Static equilibrium of the upper piston gives
$$p_1 S_1 = p_0 S_1 + T.$$
Substituting $p_1$ yields
$$(p_0 + \rho g y_1) S_1 = p_0 S_1 + T,$$
hence
$$T = \rho g y_1 S_1.$$
Let the lower piston be at depth $y_2$ below the upper free surface. The string constraint gives
$$y_2 = y_1 + l.$$
For the lower piston, the pressure above it is $p_2 = p_0 + \rho g y_2$, while below it the pressure is $p_0$. The upward forces acting on it are atmospheric pressure from below, $p_0 S_2$, and the string tension $T$, which pulls the lower piston upward. The downward force is the fluid pressure above, $p_2 S_2$.
Force balance on the lower piston gives
$$p_0 S_2 + T = p_2 S_2.$$
Substituting $p_2$ yields
$$p_0 S_2 + T = (p_0 + \rho g y_2) S_2,$$
and therefore
$$T = \rho g y_2 S_2.$$
Equating the two expressions for the same tension,
$$\rho g y_1 S_1 = \rho g y_2 S_2.$$
Canceling $\rho g$ gives
$$y_1 S_1 = y_2 S_2.$$
Substituting $y_2 = y_1 + l$ produces
$$y_1 S_1 = (y_1 + l) S_2.$$
Expanding,
$$y_1 S_1 = y_1 S_2 + l S_2,$$
so
$$y_1 (S_1 - S_2) = l S_2.$$
Solving for $y_1$,
$$y_1 = \frac{l S_2}{S_1 - S_2}.$$
Substituting into $T = \rho g y_1 S_1$ gives
$$T = \rho g S_1 \cdot \frac{l S_2}{S_1 - S_2}.$$
Result
The tension in the string is
$$T = \frac{\rho g l S_1 S_2}{S_1 - S_2}.$$
For numerical evaluation, the expression is already in SI units when $S_1$ and $S_2$ are in $\text{m}^2$, $l$ in $\text{m}$, $\rho$ in $\text{kg},\text{m}^{-3}$, and $g$ in $\text{m},\text{s}^{-2}$. The tension is then in newtons:
$$\boxed{T = \frac{\rho g l S_1 S_2}{S_1 - S_2}\ \text{N}}.$$
Sanity Checks
Dimensional analysis gives $[\rho g l S_1 S_2 / S] = (\text{kg},\text{m}^{-3})(\text{m},\text{s}^{-2})(\text{m})(\text{m}^4)/(\text{m}^2) = \text{kg},\text{m},\text{s}^{-2}$, which matches force units.
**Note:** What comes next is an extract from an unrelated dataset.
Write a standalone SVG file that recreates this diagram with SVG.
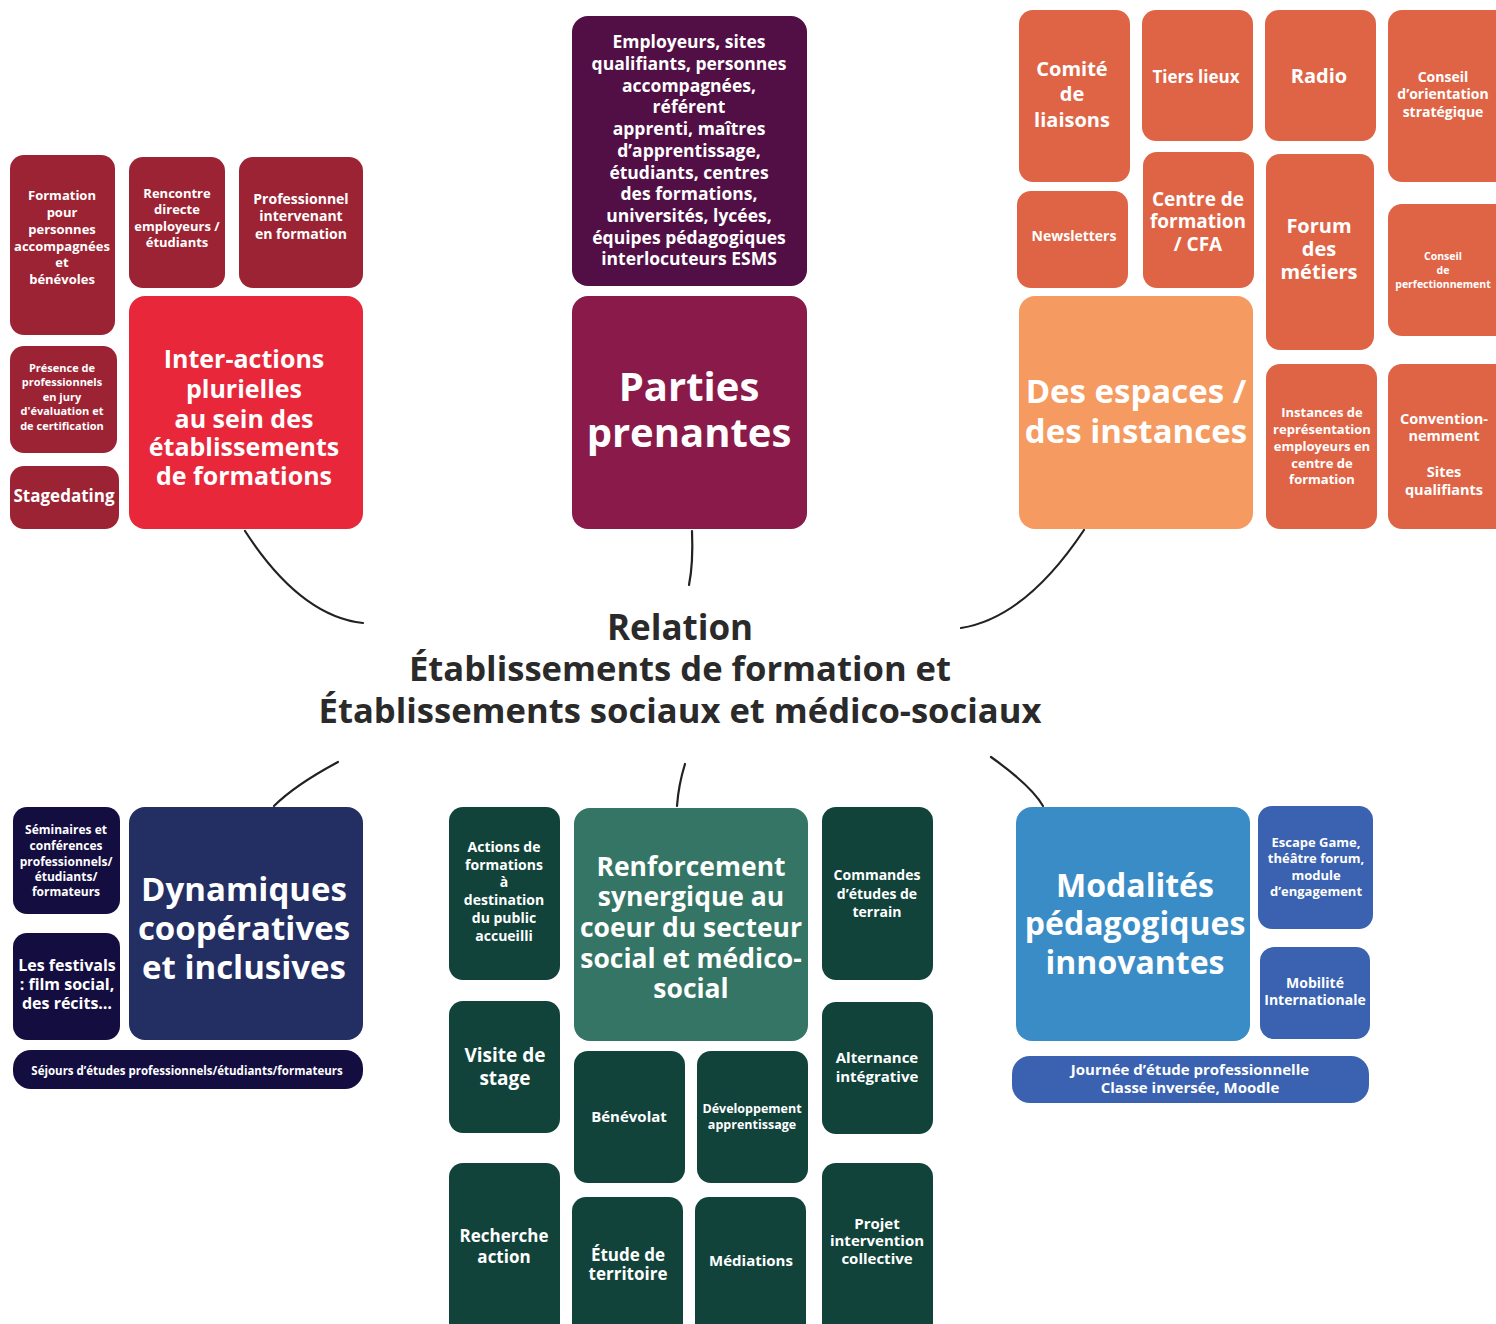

If $S_1 \to S_2$, the denominator tends to zero while the constraint forces equal hydrostatic levels that cannot differ by a finite $l$, indicating the model requires a divergent pressure gradient, consistent with the physical impossibility of maintaining a finite separation with equal areas under this constraint.
If $l \to 0$, the tension tends to zero since the pistons coincide and no hydrostatic imbalance is sustained.
The sign of the expression depends on the ordering of $S_1$ and $S_2$; a physically meaningful tension corresponds to $T = \rho g l S_1 S_2 / |S_1 - S_2|$, ensuring positivity regardless of which cylinder has larger area.